Task to complete:
Only the lines from the start of the data through the line containing "const yMin = 0, yMax = 41.8, yInterval = 10;" should be written out, exactly as they are, with both ends included and the pictures left out.

━━ Data extract

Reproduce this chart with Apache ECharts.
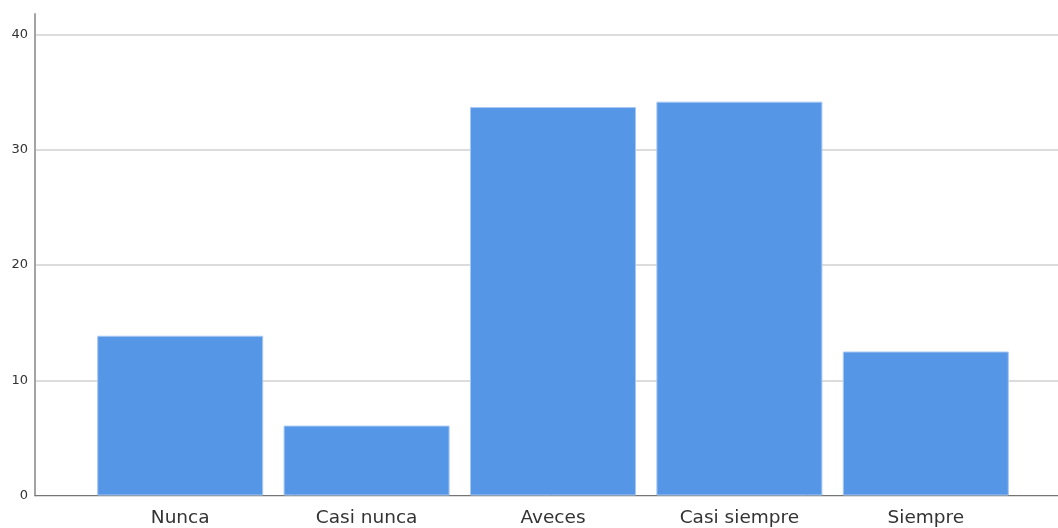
<!DOCTYPE html>
<html>
<head>
<meta charset="utf-8">
<script src="https://cdn.jsdelivr.net/npm/echarts@6/dist/echarts.min.js"></script>
<style>html,body{margin:0;padding:0;background:#fff}#c{width:1058px;height:528px}</style>
</head>
<body>
<div id="c"></div>
<script>
const categories = ["Nunca", "Casi nunca", "Aveces", "Casi siempre", "Siempre"];
const values = [13.87, 6.07, 33.72, 34.19, 12.5];
const yMin = 0, yMax = 41.8, yInterval = 10;

const chart = echarts.init(document.getElementById('c'));
const font = 'DejaVu Sans, Verdana, sans-serif';
chart.setOption({
  animation: false,
  grid: [
    {left: 35, right: 0, top: 14, bottom: 32.5},
    {left: 87, right: 39, top: 14, bottom: 32.5}
  ],
  xAxis: [
    {gridIndex: 0, type: 'value', min: 0, max: 1, show: true,
     axisLine: {show: true, lineStyle: {color: '#757575', width: 1}},
     axisTick: {show: false}, axisLabel: {show: false}, splitLine: {show: false}},
    {gridIndex: 1, type: 'category', data: categories,
     axisLine: {show: false}, axisTick: {show: false},
     axisLabel: {color: '#333', fontSize: 18.5, fontFamily: font, margin: 13, interval: 0}}
  ],
  yAxis: [
    {gridIndex: 0, type: 'value', min: yMin, max: yMax, interval: yInterval,
     axisLine: {show: true, lineStyle: {color: '#a3a3a3', width: 2}},
     axisTick: {show: false},
     axisLabel: {color: '#333', fontSize: 13, fontFamily: font, margin: 7,
       showMaxLabel: false},
     splitLine: {show: true, showMaxLine: false, lineStyle: {color: '#d0d0d0', width: 1.5}}},
    {gridIndex: 1, type: 'value', min: yMin, max: yMax, interval: yInterval, show: false}
  ],
  series: [{
    type: 'bar', xAxisIndex: 1, yAxisIndex: 1, data: values, barWidth: 166,
    itemStyle: {color: '#5596e6', borderColor: '#a8c8f2', borderWidth: 1}
  }]
});
</script>
</body>
</html>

━━━━

Final result:
Reproduce this chart with Apache ECharts.
<!DOCTYPE html>
<html>
<head>
<meta charset="utf-8">
<script src="https://cdn.jsdelivr.net/npm/echarts@6/dist/echarts.min.js"></script>
<style>html,body{margin:0;padding:0;background:#fff}#c{width:1058px;height:528px}</style>
</head>
<body>
<div id="c"></div>
<script>
const categories = ["Nunca", "Casi nunca", "Aveces", "Casi siempre", "Siempre"];
const values = [13.87, 6.07, 33.72, 34.19, 12.5];
const yMin = 0, yMax = 41.8, yInterval = 10;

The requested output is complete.